- CDM 2018
- 8es
- Belgique-Japon
Chapeau M. Nishino
Arrivé en catastrophe sur le banc du Japon, Akira Nishino ne partait pas favori au vu de la préparation en dents de scie de Samouraïs bleus vieillissants. Et pourtant, le sélectionneur du Japon est parvenu à déjouer tous les pronostics en proposant un système de jeu efficace. À défaut d’être séduisant.
Choc des cultures. Trois mots qui résument l’éviction de Vahid Halilhodžić après une campagne de qualification démarrée en demi-teinte (à l’image d’un match nul obtenu face à Singapour) et pourtant conclue par une encourageante première place. Pour remplacer coach Vahid, un nom relativement inconnu hors des frontières de l’archipel, mais qui rime avec constance en première division japonaise : Akira Nishino. Taulier du Kashiwa Reysol, Gamba Osaka et Nagoya Grampus, l’homme est âgé de 63 ans au moment de reprendre les rênes des Samouraïs bleus. Ça tombe bien : son groupe, avec 28,6 ans de moyenne d’âge, fait partie des plus âgées du tournoi. Entre vieux, on se comprend et c’est déjà un progrès.
Puisqu’en plus de la différence culturelle qui a poussé Halilhodžić vers la sortie, la rupture avec son groupe était consommée. Le Japon se prépare alors à sa sixième Coupe du monde d’affilée avec un statut peu enviable : celui de l’équipe contre laquelle les trois points devraient être les plus faciles à prendre. Les amicaux d’avant-Mondial sont là pour le confirmer : Nishino reprend un effectif qui n’a pas gagné une seule de ses trois premières rencontres et poursuit sur la lancée avec deux défaites consécutives face au Ghana et à la Suisse. Avant de finalement s’imposer face au Paraguay, mais sans briller. La Coupe du monde commence dans la foulée et les prévisions sont à l’opposé du beau fixe.
Avec l’aide du destin
Mais la particularité des tournois internationaux, c’est que rien n’est joué d’avance. Si dans le groupe, un semblant de cohésion paraît accompagner une belle entente retrouvée, les Samouraïs bleus peinent à régaler les spectateurs sur le terrain. Et c’est là qu’interviennent ces petits riens qui, au bout du compte, finissent par faire toute la différence. Contre la Colombie, par exemple. Il suffit d’un carton rouge inespéré au bout de seulement trois minutes pour permettre à Kagawa d’ouvrir le score sur penalty et de placer le Japon dans une position de force qui n’était pas gagnée d’avance.

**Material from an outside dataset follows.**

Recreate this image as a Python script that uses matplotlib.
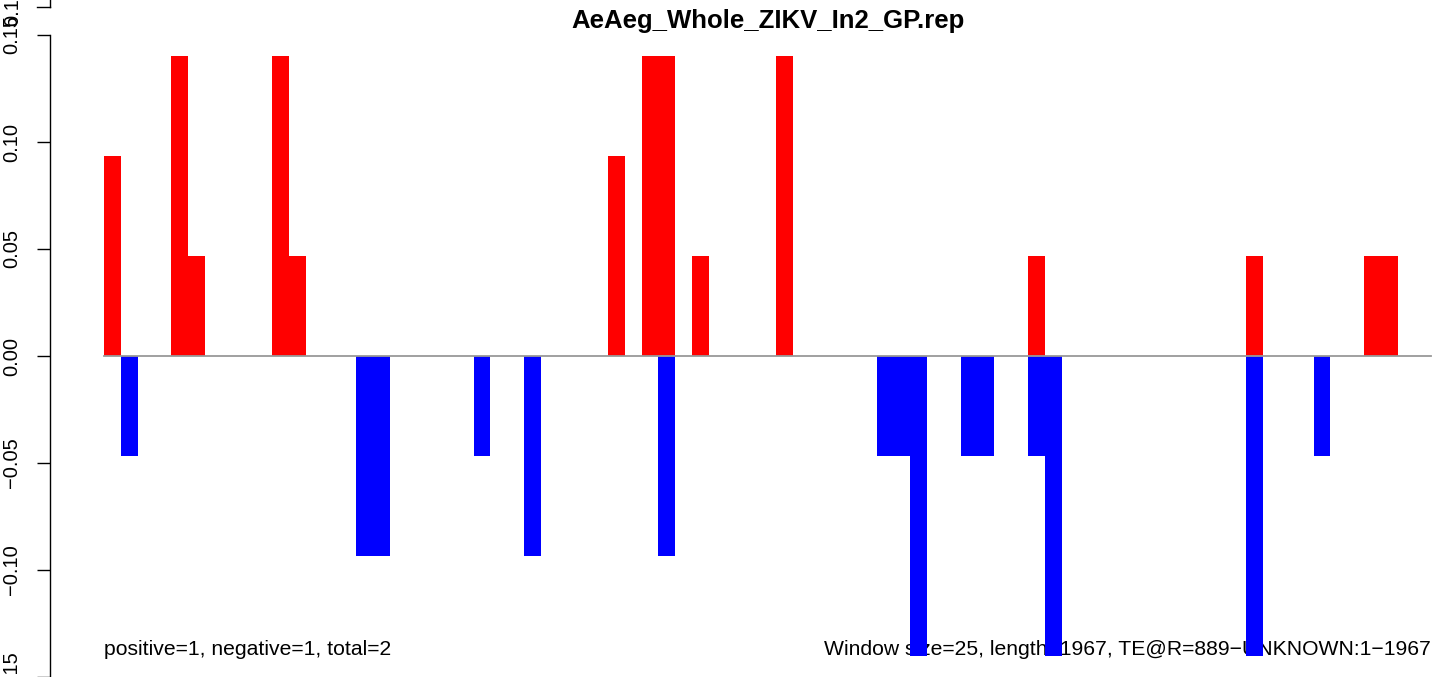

Preuve en est par l’égalisation de Quintero sur coup franc et une boulette magistrale de Kawashima. Face à la Pologne, le seul but inscrit par Jan Bednarek a prouvé à quel point cette défense japonaise pouvait être naïve. Cela s’est également vérifié face au Sénégal, qui a mené par deux fois avant de se faire rattraper grâce au mental, élément qu’on ne pourra pas enlever aux guerriers de M. Nishino.
Vaincre sans gloire
Quoique. La dernière joute face à des Polonais déjà éliminés avait tout du match piège. D’un côté, trois équipes pour deux places, de l’autre, un animal blessé et qui ne refusera pas un dernier coup de griffe avant de rendre son dernier soupir. On s’attendait logiquement à voir onze guerriers filer vers l’avant et tenter de remporter une vraie victoire. Il n’en a rien été. Anémiques, les Japonais se sont contentés de répondre aux quelques attaques polonaises. Sans jamais convaincre. La fin du match s’est révélée être une parodie de football. Visiblement informés du but victorieux de Mina à un quart d’heure du terme, les joueurs de M. Nishino ont commencé une partie de passe à dix interminable alors qu’ils étaient menés. D’abord étonnante, elle se révèle agaçante, puis franchement insultante. Pour le public, pour la Pologne et pour le football.
Car finalement, le Japon s’est qualifié à la faveur de deux minuscules cartons jaunes éliminant le Sénégal. On notera également la passivité de l’arbitre zambien, qui aurait pu dégainer quelques biscottes pour ce flagrant délit d’antijeu. Difficile, donc, de se montrer confiant pour les Nippons à l’approche des huitièmes de finale qui leur réservent la Belgique, qui assure son statut d’outsider avec la manière. Tout le contraire du Japon, qui a illustré à merveille l’adage « À vaincre sans péril, on triomphe sans gloire » . Même si à la fin, seul le résultat compte. Chapeau quand même pour ça, M. Nishino.